El despegue de las ventas en Europa durante el año pasado -registraron un aumento del 47 %- y la exitosa salida a bolsa de la firma estadounidense el pasado junio (las acciones se hicieron con el 31 % en el parqué americano y días más tarde doblaron rápidamente su precio de salida, a pesar de que su valor se ha ido desplomando recientemente después de que la firma confesase pérdidas de 20 millones de dólares) no ha hecho más que confirmar, una vez más, que lo exclusivo abre el apetito, que el consumidor busca algo más que un aparato, reclama estímulos, nuevos puntos de vista.

El «prosumidor»

Así, con el perfeccionamiento de las cámaras de aventura, y al calor del universo 2.0, se gestó un nuevo tipo de consumidor a los que algunos empezaron a referirse con el nombre de «prosumidor», un término que aparece por primera vez en el volumen La Tercera Ola, de Alvin Toffler, publicado en 1979, y que tiene su máxima expresión en los blogueros más influyentes.
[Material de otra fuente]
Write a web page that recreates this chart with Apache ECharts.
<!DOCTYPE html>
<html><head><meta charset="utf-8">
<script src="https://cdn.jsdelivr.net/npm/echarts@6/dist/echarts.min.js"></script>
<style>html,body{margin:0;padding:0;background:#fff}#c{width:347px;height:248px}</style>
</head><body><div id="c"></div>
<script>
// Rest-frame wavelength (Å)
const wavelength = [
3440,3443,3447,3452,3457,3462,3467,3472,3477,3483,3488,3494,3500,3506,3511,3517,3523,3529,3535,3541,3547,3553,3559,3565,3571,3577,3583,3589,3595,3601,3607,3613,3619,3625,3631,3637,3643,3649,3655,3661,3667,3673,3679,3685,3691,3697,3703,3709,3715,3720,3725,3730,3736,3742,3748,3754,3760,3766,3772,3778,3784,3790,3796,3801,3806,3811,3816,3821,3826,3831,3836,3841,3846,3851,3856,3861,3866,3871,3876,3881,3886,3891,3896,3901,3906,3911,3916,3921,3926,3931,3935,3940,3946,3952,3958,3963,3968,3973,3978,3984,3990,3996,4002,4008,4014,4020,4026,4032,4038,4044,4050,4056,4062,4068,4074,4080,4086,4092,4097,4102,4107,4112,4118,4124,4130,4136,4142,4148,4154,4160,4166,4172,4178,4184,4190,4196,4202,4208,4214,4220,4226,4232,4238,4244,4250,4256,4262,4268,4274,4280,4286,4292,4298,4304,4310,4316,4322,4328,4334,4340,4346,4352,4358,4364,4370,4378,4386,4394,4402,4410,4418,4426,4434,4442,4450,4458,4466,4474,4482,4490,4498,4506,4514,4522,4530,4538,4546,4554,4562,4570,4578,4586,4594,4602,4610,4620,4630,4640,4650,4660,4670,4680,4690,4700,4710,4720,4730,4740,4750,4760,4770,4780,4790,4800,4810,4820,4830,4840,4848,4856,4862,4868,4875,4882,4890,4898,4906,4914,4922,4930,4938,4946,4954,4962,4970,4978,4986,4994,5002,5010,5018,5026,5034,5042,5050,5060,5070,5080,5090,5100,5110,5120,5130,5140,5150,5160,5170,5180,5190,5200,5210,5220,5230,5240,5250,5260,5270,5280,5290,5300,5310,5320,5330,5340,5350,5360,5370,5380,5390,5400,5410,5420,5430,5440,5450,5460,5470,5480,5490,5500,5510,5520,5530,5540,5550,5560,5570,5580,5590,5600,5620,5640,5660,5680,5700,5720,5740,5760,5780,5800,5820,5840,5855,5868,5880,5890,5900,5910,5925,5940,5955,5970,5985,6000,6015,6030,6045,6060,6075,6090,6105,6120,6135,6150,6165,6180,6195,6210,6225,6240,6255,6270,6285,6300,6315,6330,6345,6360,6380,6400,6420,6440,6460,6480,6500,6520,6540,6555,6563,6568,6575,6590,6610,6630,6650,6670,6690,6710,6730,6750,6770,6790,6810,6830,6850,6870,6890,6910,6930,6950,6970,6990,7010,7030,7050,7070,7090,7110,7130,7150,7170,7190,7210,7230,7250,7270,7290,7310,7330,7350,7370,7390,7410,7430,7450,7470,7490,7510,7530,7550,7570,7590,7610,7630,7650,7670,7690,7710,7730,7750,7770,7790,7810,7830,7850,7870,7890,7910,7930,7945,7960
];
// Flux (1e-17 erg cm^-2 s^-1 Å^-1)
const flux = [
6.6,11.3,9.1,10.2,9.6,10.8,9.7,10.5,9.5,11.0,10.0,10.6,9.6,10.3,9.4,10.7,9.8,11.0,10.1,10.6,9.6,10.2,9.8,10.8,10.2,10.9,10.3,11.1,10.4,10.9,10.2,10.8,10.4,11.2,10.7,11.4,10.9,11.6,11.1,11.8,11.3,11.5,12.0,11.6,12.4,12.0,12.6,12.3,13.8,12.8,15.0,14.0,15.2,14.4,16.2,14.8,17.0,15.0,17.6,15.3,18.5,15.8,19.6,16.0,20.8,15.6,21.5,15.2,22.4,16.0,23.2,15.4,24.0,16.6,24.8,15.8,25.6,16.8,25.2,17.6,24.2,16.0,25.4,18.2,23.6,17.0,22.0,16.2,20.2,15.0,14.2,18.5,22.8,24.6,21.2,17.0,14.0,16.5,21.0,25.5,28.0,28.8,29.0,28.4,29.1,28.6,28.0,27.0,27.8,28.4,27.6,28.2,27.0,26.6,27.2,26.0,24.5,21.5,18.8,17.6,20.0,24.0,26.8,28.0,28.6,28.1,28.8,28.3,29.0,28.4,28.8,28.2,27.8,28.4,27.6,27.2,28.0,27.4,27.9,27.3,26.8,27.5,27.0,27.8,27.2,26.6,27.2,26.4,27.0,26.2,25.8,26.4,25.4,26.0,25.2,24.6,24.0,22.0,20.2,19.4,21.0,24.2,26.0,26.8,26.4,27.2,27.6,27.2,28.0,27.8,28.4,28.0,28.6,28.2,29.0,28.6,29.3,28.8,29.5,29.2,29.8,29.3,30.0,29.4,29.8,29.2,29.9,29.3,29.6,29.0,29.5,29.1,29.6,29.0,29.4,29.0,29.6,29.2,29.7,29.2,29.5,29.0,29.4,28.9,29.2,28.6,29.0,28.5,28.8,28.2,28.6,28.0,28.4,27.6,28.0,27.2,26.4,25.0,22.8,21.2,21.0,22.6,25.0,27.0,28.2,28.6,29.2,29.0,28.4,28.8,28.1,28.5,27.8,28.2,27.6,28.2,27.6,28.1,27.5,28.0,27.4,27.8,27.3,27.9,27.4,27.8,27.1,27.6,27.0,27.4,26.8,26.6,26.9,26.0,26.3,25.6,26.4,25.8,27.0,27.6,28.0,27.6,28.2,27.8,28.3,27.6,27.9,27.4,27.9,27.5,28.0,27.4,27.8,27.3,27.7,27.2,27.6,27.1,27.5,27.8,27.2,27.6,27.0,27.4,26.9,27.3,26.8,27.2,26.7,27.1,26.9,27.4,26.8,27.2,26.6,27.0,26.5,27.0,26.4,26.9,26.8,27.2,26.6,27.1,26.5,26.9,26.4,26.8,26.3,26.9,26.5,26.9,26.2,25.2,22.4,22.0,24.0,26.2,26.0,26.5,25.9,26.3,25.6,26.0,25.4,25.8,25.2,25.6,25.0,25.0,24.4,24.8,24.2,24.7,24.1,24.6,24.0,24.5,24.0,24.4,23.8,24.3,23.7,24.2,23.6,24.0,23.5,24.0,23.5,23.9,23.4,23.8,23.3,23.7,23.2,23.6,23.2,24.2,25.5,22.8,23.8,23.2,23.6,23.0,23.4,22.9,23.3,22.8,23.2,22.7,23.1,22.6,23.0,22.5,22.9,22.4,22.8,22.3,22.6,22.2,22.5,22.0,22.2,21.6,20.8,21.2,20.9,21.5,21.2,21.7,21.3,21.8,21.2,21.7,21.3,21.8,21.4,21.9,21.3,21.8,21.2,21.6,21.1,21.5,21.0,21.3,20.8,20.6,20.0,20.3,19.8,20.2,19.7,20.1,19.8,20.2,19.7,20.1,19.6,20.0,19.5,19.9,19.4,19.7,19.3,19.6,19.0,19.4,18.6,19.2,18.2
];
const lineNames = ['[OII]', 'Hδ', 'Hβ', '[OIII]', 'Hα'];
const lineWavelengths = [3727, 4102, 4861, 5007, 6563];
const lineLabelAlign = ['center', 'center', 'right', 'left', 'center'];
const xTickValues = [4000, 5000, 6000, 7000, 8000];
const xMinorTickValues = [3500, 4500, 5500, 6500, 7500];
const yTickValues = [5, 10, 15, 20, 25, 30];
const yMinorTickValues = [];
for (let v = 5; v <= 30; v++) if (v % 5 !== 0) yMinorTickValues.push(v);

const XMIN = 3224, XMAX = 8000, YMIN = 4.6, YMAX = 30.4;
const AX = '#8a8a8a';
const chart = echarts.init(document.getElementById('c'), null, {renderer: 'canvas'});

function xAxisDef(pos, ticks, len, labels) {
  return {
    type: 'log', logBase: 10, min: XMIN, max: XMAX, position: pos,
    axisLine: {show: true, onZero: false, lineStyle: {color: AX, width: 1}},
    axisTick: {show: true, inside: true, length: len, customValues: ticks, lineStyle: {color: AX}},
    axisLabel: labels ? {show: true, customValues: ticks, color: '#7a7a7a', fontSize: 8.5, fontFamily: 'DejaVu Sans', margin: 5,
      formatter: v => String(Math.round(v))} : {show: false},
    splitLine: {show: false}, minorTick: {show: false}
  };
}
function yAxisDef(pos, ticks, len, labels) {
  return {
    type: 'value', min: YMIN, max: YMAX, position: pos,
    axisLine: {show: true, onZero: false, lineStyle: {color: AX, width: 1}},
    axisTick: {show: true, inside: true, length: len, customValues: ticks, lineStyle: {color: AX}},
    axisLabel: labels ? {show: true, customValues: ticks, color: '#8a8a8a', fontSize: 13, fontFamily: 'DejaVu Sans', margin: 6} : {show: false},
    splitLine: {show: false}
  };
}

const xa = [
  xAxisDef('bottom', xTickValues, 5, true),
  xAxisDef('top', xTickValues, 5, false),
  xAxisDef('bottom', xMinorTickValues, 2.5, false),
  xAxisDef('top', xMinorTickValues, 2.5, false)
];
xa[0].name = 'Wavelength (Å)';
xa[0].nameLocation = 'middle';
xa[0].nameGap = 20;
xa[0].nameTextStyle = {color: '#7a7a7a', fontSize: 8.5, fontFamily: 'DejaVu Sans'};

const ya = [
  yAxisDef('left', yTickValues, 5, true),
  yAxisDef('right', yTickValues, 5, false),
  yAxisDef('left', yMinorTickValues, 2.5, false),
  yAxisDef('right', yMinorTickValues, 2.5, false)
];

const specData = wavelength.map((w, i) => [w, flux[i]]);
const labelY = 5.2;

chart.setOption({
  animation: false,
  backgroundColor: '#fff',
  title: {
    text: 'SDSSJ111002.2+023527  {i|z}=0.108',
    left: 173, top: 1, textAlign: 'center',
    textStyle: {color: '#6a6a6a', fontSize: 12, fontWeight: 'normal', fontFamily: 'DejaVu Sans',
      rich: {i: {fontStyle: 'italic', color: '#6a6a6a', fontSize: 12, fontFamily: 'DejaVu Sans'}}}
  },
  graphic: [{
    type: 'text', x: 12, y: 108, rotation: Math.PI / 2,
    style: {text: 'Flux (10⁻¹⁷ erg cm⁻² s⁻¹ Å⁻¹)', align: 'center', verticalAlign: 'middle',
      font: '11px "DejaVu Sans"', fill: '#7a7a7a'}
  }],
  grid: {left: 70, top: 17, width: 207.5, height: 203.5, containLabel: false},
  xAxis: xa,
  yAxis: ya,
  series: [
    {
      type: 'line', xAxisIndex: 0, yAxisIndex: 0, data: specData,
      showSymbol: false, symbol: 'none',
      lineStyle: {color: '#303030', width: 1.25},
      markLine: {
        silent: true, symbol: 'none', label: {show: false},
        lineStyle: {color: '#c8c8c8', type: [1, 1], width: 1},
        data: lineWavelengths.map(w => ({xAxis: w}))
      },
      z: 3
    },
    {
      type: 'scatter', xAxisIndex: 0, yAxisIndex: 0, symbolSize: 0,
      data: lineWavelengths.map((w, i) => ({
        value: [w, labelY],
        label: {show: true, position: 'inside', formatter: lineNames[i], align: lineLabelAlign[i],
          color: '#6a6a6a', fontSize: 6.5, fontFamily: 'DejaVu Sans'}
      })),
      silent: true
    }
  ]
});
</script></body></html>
Este híbrido entre usuario y productor supera el rol pasivo para convertirse en un generador de contenidos, en un fabricante de ideas, y es aquí donde entran en juego los dispositivos de vídeo de acción.

Atrás quedaron ya las videocámaras domésticas. Tampoco es necesario ahora contar con equipos audiovisuales para conseguir películas no profesionales más que decentes. En este punto intermedio, en el que resulta imposible recurrir al gran comodín que es el smartphone -si no queremos quedarnos sin él en un descuido-, es donde se localiza este tipo de aparatos versátiles, capaces de soportar inclemencias meteorológicas y acoplables a casi cualquier tipo de superficie para capturar la acción en todo su esplendor. La destreza de Mick Jagger sobre el escenario. Las escenas cinematográfica más enrevesadas, las tomas más impracticables y los ángulos más inalcanzables. Los regates más espectaculares de los diestros del balón. Convertirnos en los protagonistas de la película de nuestra propia vida. Y conseguir inmortalizar el riesgo.